Academic researchers have been doing increasing work in the business of film (for an overview, see “The Economics of Movies: A Literature Survey,” in the Journal of Economic Surveys.)
As Hollywood has become more dependent on international revenue streams, more research has focused on the dynamics of how U.S. films are being marketed globally and how a new “global Hollywood” is changing as an industry. In addition, the business news media have explored the phenomenon in articles such as “Hollywood Goes Global: Bigger Abroad,” in The Economist, and “Plot Change: Foreign Forces Transform Hollywood Films,” in the Wall Street Journal. Meanwhile, the rise of domestic film markets in places such as “Bollywood” in India, China and Brazil have made the global film market more varied and complex.
In a 2012 study published in the Journal of Media Economics, “The Changing Role of Hollywood in the Global Movie Market,” researchers from the University of Calgary and the University of Sydney examined the dynamics of about 2,000 films over the period 1997 to 2007, exhibited in the following countries: the United States, Canada, Australia, France, Germany, Mexico, Spain and the United Kingdom. The researchers note that, for Hollywood, “international revenues have grown from roughly equal to domestic in year 2000 to double the level of domestic revenue in 2009.” The average budget for films in the sample was $41 million; worldwide average revenue for a film was $76 million, with a median of $38 million and a standard deviation of $110 million — meaning that certain blockbusters do significantly better financially than many other films combined. The study categorizes films by genre and type — including whether they are sequels or have name-brand stars — in order to gauge each country’s taste for certain kinds of movies. Ultimately, the researchers examine if Hollywood appears increasingly to be catering to foreign audiences, and they provide detailed economic analysis to explore the “global Hollywood” phenomenon.

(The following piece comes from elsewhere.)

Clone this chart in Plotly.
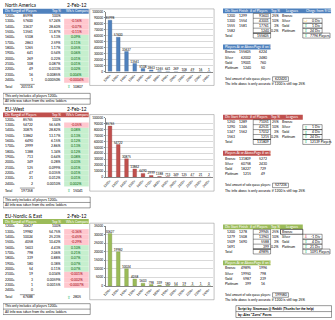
import math
import plotly.graph_objects as go

W, H = 335, 320

# ---------------- data ----------------
ranges = ["1200+", "1300+", "1400+", "1500+", "1600+", "1700+", "1800+",
          "1900+", "2000+", "2100+", "2200+", "2300+", "2400+"]

na_players = [85998, 57600, 33637, 13561, 5108, 2863, 1265, 641, 269, 108, 49, 16, 1]
na_compare = [None, -0.16, -0.07, -0.11, 0.09, 0.11, 0.05, 0.06, 0.01, 0.01, 0.02, 0.004, -0.0004]
na_compare_total = 10807

euw_players = [85765, 54722, 30875, 13862, 6490, 2999, 1388, 713, 349, 125, 47, 21, 2]
euw_compare = [None, -0.05, 0.08, 0.13, 0.12, 0.13, 0.12, 0.08, 0.03, 0.01, 0.01, 0.01, 0.002]
euw_compare_total = 15041

ne_players = [30627, 19982, 10024, 4058, 1603, 798, 339, 180, 54, 19, 3, 1, 0]
ne_compare = [None, -0.36, -0.45, -0.29, 0.10, 0.21, 0.07, 0.07, 0.07, -0.001, -0.002, -0.0007, None]
ne_compare_total = 2805

leagues = ["Bronze", "Silver", "Gold", "Platinum"]
league_top = ["25%", "10%", "3%", "0.2%"]

na_div_start = ["1200", "1300", "1555", "1582"]
na_div_finish = ["1299", "1554", "1581", ""]
na_league_players = [93603, 43001, 17761, 1240]
na_change = ["", "0 Div", "1 Div", "24 Div"]
na_change_total = "7796 Players"
na_at_above = [155605, 62002, 19001, 1240]
na_ladder_page = [6224, 2480, 760, 50]
na_solo_total = 622420

euw_div_start = ["1250", "1290", "1347", "1563"]
euw_div_finish = ["1289", "1346", "1562", ""]
euw_league_players = [71051, 42531, 17012, 1215]
euw_change = ["", "1 Div", "4 Div", "24 Div"]
euw_change_total = "12139 Players"
euw_at_above = [131809, 60758, 18227, 1215]
euw_ladder_page = [5272, 2430, 729, 49]
euw_solo_total = 527236

ne_div_start = ["1200", "1279", "1509", "1691"]
ne_div_finish = ["1278", "1508", "1690", ""]
ne_league_players = [29945, 13963, 5588, 399]
ne_change = ["", "-1 Div", "4 Div", "21 Div"]
ne_change_total = "1091 Players"
ne_at_above = [49895, 19950, 5987, 399]
ne_ladder_page = [1996, 798, 239, 16]
ne_solo_total = 199580

# ---------------- styles ----------------
FONT = "Lato"
FS = 3.4
BLUE, RED, GREEN = "#4F81BD", "#C0504D", "#9BBB59"
DARK = {BLUE: "#385D8A", RED: "#8C3836", GREEN: "#71893F"}
PINK_F, PINK_T = "#FFC7CE", "#9C0006"
GRN_F, GRN_T = "#C6EFCE", "#006100"

ann, shapes = [], []


def T(x, y, s, anchor="left", size=FS, color="#000", bold=False, family=FONT):
    if bold:
        s = f"<b>{s}</b>"
    ann.append(dict(x=x, y=y, xref="x", yref="y", text=s, showarrow=False,
                    xanchor=anchor, yanchor="middle", borderpad=0,
                    font=dict(size=size, color=color, family=family)))


def R(x0, y0, x1, y1, fill=None, line=None, lw=0.4):
    shapes.append(dict(type="rect", xref="x", yref="y", x0=x0, y0=y0, x1=x1, y1=y1,
                       fillcolor=fill or "rgba(0,0,0,0)", layer="below",
                       line=dict(color=line or "rgba(0,0,0,0)", width=lw if line else 0)))


def L(x0, y0, x1, y1, color="#000", lw=0.4):
    shapes.append(dict(type="line", xref="x", yref="y", x0=x0, y0=y0, x1=x1, y1=y1,
                       line=dict(color=color, width=lw), layer="below"))


def fmt_pct(p):
    if p <= 0:
        return ""
    if p >= 99.9999:
        return "100%"
    if p >= 1:
        return f"{p:.2f}%"
    d = -math.floor(math.log10(p)) + 1
    return f"{p:.{d}f}%"


def fmt_cmp(v):
    if abs(v) >= 0.01:
        return f"{v:.2f}%"
    d = -math.floor(math.log10(abs(v)))
    return f"{v:.{d}f}%"


def arrow(x, y, sign):
    if sign > 0:
        T(x, y, "⇧", "center", 4.4, "#00B050", family="DejaVu Sans")
    elif sign < 0:
        T(x, y, "⇩", "center", 4.4, "#C00000", family="DejaVu Sans")
    else:
        T(x, y, "⇨", "center", 4.4, "#FFC000", family="DejaVu Sans")


def left_table(b, color, title, date, players, compare, comp_total):
    T(1, b + 3.5, title, size=4.8)
    T(64, b + 3.5, date, size=4.8)
    R(0, b + 6.8, 86.5, b + 11.8, fill=color)
    T(1, b + 9.3, "Div Range", color="white")
    T(15, b + 9.3, "# of Players", color="white")
    T(59.5, b + 9.3, "Top %", "right", color="white")
    T(62.5, b + 9.3, "Wk/s Compare", color="white")
    total = sum(players)
    for i, (r, p, c) in enumerate(zip(ranges, players, compare)):
        y = b + 14.3 + i * 5.4
        T(1.5, y, r)
        T(31.5, y, str(p), "right")
        T(59.5, y, fmt_pct(sum(players[i:]) / total * 100), "right")
        if c is not None:
            neg = c < 0
            R(61.7, y - 2.7, 86.5, y + 2.7, fill=PINK_F if neg else GRN_F)
            T(74.1, y, fmt_cmp(c), "center", color=PINK_T if neg else GRN_T)
    yt = b + 86
    T(1.5, yt, "Total")
    L(17, yt - 2.6, 32, yt - 2.6)
    T(31.5, yt, str(total), "right")
    arrow(66.5, yt, 1)
    T(69.5, yt, str(comp_total))
    R(0, b + 92.5, 88, b + 103.5, line="#000")
    L(0, b + 98, 88, b + 98)
    T(1.5, b + 95.3, "This only includes all players 1200+")
    T(1.5, b + 100.7, "All info was taken from the online ladders")


def right_table(b, color, starts, finishes, lplayers, changes, ch_total,
                at_above, pages, solo, change_header):
    R(222, b + 6.5, 331 if change_header else 302.5, b + 11.5, fill=color)
    for x, s in [(222.5, "Div Start"), (237.5, "Finish"), (248.5, "# of Players"),
                 (269.5, "Top %"), (285, "Leagues")]:
        T(x, b + 9, s, color="white")
    if change_header:
        T(304.5, b + 9, "Chnge from 9/01", color="white")
    for i in range(4):
        y = b + 14 + i * 5
        T(230.5, y, starts[i], "center")
        T(242, y, finishes[i], "center")
        T(269, y, str(lplayers[i]), "right")
        T(279.5, y, league_top[i], "right")
        T(280.5, y, leagues[i])
        L(252.5, y + 2.5, 270, y + 2.5)
        if changes[i]:
            v = int(changes[i].split()[0])
            R(302.5, y - 2.5, 322, y + 2.5, line="#000")
            arrow(305.5, y, v)
            T(321, y, changes[i], "right")
    R(252.5, b + 11.5, 270, b + 31.5, line="#000")
    yt = b + 34
    T(222.5, yt, "Total")
    R(252.5, yt - 2.5, 270, yt + 2.5, line="#000")
    T(269, yt, str(sum(lplayers)), "right")
    R(302.5, yt - 2.5, 330, yt + 2.5, line="#000")
    arrow(305.5, yt, 1)
    T(308.5, yt, ch_total)

    R(222, b + 43, 270, b + 48, fill=color)
    T(222.5, b + 45.5, "Players At or Above", color="white")
    T(252.5, b + 45.5, "Page # on Ladder", color="white")
    for i in range(4):
        y = b + 51 + i * 5.3
        T(222.5, y, leagues[i])
        T(251.5, y, str(at_above[i]), "right")
        T(262, y, str(pages[i]), "center")
    T(222.5, b + 78, "Total amount of solo queue players:", size=2.95)
    R(272, b + 75.7, 288, b + 80.3, line="#000")
    T(273, b + 78, str(solo))
    T(222.5, b + 83.5, "The info above is only accurate if 1200 is still top 25%")


left_table(0, BLUE, "North America", "2-Feb-12", na_players, na_compare, na_compare_total)
left_table(105, RED, "EU-West", "2-Feb-12", euw_players, euw_compare, euw_compare_total)
left_table(213, GREEN, "EU-Nordic &amp; East", "2-Feb-12", ne_players, ne_compare, ne_compare_total)

right_table(0, BLUE, na_div_start, na_div_finish, na_league_players, na_change,
            na_change_total, na_at_above, na_ladder_page, na_solo_total, True)
right_table(107.7, RED, euw_div_start, euw_div_finish, euw_league_players, euw_change,
            euw_change_total, euw_at_above, euw_ladder_page, euw_solo_total, False)
right_table(218.7, GREEN, ne_div_start, ne_div_finish, ne_league_players, ne_change,
            ne_change_total, ne_at_above, ne_ladder_page, ne_solo_total, False)
R(280, 218.7 + 11.5, 302.5, 218.7 + 16.5, line="#000", lw=0.6)

# credit box
R(235, 307.5, 331.5, 319.5, line="#000")
L(235, 313.5, 331.5, 313.5)
T(236, 310.5, "Script by: Sinomous @ Reddit (Thanks for the help)", bold=True)
T(236, 316.5, 'by: Alex "Zarro" Povns', bold=True)

fig = go.Figure()
# canvas trace (invisible) for the table layer
fig.add_trace(go.Scatter(x=[0], y=[0], mode="markers", marker=dict(opacity=0),
                         hoverinfo="skip", showlegend=False, xaxis="x", yaxis="y"))

charts = [(na_players, BLUE, [0, 100000], 10000, 0),
          (euw_players, RED, [0, 100000], 10000, 107),
          (ne_players, GREEN, [0, 35000], 5000, 217)]

layout_axes = {}
for k, (vals, col, yr, dt, cb) in enumerate(charts):
    n = k + 2
    R(87.5, cb + 7, 213, cb + 84.5, fill="white", line="#868686", lw=0.5)
    fig.add_trace(go.Bar(
        x=ranges, y=vals, xaxis=f"x{n}", yaxis=f"y{n}",
        marker=dict(color=col, line=dict(color=DARK[col], width=0.3)),
        text=[str(v) for v in vals], textposition="outside", constraintext="none",
        textfont=dict(size=3.1, color="#000", family=FONT), cliponaxis=False,
        showlegend=False, hoverinfo="skip"))
    layout_axes[f"xaxis{n}"] = dict(
        domain=[103.8 / W, 212 / W], anchor=f"y{n}", tickangle=-45,
        tickfont=dict(size=3.1, family=FONT, color="#000"), showline=True,
        linecolor="#868686", linewidth=0.5, ticks="", showgrid=False)
    layout_axes[f"yaxis{n}"] = dict(
        domain=[1 - (cb + 70.5) / H, 1 - (cb + 10) / H], anchor=f"x{n}", range=yr,
        dtick=dt, tickformat="d", showgrid=True, gridcolor="#D9D9D9", gridwidth=0.5,
        tickfont=dict(size=3.1, family=FONT, color="#000"), showline=True,
        linecolor="#868686", linewidth=0.5, ticks="outside", ticklen=1.5,
        tickwidth=0.5, tickcolor="#868686", zeroline=False)

fig.update_layout(
    width=W, height=H, autosize=False,
    margin=dict(l=0, r=0, t=0, b=0, pad=0),
    paper_bgcolor="white", plot_bgcolor="rgba(0,0,0,0)",
    bargap=0.55, showlegend=False,
    xaxis=dict(domain=[0, 1], range=[0, W], visible=False, fixedrange=True),
    yaxis=dict(domain=[0, 1], range=[H, 0], visible=False, fixedrange=True),
    annotations=ann, shapes=shapes,
    **layout_axes,
)

fig.write_html("out.html")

The study’s findings include:
The data lend “support for the hypothesis that the supply of Hollywood films has accommodated global demand as the relative size of the U.S. domestic market has decreased.” It suggests that Hollywood is “sacrificing some U.S. box office appeal” in order to appeal to foreign markets.

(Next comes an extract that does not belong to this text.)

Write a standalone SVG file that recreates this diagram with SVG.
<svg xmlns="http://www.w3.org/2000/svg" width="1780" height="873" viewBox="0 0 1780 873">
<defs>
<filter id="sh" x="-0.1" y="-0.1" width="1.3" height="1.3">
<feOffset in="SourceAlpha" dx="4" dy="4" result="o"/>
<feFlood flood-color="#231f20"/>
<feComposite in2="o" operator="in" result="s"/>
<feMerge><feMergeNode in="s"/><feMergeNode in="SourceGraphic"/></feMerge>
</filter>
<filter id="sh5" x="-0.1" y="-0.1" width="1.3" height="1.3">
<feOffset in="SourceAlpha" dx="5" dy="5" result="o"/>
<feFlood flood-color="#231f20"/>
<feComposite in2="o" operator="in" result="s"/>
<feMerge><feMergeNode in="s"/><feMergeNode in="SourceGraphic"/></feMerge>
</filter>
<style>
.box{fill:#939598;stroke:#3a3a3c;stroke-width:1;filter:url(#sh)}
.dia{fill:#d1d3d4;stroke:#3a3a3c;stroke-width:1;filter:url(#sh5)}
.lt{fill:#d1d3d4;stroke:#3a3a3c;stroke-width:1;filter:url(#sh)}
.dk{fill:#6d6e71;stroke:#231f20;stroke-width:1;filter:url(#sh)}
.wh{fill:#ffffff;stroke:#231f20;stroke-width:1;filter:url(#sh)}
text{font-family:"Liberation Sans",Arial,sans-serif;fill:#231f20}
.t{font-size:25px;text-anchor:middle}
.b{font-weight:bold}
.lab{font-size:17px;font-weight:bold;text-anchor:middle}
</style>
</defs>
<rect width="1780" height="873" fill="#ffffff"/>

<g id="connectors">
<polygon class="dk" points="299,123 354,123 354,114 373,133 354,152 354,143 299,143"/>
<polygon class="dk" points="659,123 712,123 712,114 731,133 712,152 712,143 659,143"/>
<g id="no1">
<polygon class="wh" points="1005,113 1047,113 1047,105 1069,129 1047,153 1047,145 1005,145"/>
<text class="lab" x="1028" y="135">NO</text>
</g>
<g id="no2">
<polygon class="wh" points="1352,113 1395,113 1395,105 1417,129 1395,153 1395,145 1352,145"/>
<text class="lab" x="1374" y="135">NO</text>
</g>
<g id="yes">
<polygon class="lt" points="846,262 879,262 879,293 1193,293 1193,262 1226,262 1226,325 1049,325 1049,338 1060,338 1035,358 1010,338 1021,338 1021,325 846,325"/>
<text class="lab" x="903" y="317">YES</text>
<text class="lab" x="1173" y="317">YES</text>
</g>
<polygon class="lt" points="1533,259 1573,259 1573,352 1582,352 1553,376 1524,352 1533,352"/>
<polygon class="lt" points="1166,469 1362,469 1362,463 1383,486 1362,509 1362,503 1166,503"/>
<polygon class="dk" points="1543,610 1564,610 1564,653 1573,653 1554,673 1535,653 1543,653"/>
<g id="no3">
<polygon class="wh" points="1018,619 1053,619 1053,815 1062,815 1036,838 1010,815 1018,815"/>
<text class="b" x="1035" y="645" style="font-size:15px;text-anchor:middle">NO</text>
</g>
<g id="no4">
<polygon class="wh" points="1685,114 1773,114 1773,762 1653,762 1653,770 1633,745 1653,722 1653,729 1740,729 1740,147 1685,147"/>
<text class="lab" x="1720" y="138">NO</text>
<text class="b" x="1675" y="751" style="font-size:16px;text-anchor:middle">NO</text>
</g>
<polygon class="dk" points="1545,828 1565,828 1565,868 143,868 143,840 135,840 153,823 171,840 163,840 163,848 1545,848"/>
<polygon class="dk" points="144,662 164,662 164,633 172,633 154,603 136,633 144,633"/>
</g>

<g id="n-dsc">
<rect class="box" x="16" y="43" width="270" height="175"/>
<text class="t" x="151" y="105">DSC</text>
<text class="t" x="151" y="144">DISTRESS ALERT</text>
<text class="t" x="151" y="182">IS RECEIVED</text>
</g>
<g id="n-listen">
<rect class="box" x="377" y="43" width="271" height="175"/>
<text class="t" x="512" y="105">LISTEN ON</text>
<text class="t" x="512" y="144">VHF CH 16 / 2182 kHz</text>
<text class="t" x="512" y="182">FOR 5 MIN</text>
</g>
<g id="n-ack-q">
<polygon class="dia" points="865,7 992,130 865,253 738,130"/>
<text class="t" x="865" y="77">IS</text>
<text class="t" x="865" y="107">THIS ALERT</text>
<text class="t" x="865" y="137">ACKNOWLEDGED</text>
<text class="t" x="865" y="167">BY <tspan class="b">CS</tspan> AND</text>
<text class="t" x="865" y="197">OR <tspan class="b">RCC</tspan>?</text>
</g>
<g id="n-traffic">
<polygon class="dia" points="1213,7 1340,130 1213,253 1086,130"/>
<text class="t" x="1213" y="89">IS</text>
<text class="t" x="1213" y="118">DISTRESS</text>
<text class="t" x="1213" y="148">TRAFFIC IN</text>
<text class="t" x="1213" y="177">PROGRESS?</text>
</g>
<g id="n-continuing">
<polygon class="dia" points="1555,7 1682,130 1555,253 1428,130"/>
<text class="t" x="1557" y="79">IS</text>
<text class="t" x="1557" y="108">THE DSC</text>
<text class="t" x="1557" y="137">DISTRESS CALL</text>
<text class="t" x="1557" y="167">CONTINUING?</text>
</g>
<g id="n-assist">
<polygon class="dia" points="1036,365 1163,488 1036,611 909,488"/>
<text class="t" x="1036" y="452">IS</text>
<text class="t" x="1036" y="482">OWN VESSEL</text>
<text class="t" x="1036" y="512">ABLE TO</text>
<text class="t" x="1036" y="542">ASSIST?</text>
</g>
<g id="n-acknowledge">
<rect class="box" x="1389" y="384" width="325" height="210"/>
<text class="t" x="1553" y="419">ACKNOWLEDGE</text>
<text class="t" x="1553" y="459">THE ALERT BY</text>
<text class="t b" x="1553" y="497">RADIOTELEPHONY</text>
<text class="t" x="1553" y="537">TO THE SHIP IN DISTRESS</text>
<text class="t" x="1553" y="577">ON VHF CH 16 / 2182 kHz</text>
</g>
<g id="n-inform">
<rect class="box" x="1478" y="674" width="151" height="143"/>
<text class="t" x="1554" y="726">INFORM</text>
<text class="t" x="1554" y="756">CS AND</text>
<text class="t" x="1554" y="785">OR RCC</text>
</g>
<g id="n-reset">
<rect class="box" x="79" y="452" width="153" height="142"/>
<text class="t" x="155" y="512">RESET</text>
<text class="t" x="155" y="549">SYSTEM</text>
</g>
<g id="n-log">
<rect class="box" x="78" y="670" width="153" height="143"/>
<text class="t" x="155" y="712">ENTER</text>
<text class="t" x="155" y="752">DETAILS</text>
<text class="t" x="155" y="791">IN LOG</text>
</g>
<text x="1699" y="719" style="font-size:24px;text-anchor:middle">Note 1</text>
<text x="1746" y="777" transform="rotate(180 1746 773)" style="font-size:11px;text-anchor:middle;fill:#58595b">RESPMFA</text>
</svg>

Patterns in taste are discernible across countries. In general, action films do better at the box office across all countries, compared to other genres. Romantic comedies perform better in Australia, Germany and France. Films with stars do 35% better in the United States compared with other genres, while only 16% better in Mexico, for example.

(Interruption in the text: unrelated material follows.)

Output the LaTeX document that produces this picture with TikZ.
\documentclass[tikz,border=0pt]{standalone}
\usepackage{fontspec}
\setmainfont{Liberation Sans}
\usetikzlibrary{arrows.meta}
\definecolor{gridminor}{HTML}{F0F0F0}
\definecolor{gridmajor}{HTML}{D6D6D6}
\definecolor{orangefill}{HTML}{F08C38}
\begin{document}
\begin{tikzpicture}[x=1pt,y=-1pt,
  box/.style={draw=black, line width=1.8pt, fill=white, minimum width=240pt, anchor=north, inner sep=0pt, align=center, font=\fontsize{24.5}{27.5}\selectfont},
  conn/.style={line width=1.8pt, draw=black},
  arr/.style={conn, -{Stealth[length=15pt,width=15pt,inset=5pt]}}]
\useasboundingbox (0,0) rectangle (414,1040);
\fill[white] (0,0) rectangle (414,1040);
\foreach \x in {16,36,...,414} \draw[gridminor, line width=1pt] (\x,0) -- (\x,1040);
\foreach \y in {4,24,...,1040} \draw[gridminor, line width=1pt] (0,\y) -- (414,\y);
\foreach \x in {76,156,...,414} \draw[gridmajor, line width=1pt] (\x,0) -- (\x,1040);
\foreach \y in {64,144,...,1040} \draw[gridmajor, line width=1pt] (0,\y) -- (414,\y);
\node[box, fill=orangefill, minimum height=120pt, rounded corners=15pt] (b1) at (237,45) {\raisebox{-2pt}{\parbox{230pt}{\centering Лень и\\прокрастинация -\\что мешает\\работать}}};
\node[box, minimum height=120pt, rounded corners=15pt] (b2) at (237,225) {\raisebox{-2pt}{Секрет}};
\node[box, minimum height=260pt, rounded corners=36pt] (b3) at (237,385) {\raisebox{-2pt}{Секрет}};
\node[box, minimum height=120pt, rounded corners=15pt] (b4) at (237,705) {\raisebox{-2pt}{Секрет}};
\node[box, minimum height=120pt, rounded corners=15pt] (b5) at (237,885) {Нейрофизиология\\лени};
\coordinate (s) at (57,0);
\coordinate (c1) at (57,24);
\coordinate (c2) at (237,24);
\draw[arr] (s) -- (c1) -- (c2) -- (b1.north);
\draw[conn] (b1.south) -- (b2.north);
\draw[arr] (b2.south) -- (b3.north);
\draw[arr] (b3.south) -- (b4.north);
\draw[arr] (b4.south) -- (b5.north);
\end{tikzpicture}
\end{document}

Spanish audiences value sequels more highly than American audiences do; stars are also “most highly valued in the Spanish market,” while “dramas are most highly valued in the French market.” Comedies are “most highly valued in the domestic U.S. market.”
Hollywood appears to be doing less of what scholars have called a “cultural discount, where films would be produced primarily for the domestic market and then distributed to foreign markets to earn incremental revenues.”
There is little “international contagion effect” — the idea that a film first released in the United States, which does well in the domestic box office, will necessarily be a global success. The data show that “high U.S. revenues reduce the risk of a film earning low foreign revenues, while not greatly increasing the probability that a film earns extremely high revenues.”
The researchers conclude that “growing relative size of the foreign market may be providing an incentive for the production of films that maximize worldwide profitability, which necessarily leads to a trade-off between what appeals to the domestic market and what appeals to foreign markets.”
A related study in the journal Communication Research, “Explaining Global Box-Office Tastes in Hollywood Films: Homogenization of National Audiences’ Movie Selections,” finds that global and American tastes are increasingly converging. In an article exploring that study, the research-oriented magazine Pacific Standard notes, “As far as box-office grosses are concerned, U.S. blockbusters have become the unifying force for theatergoers worldwide. Surprisingly, this win hasn’t necessarily come at the expense of native or alternative media offerings.”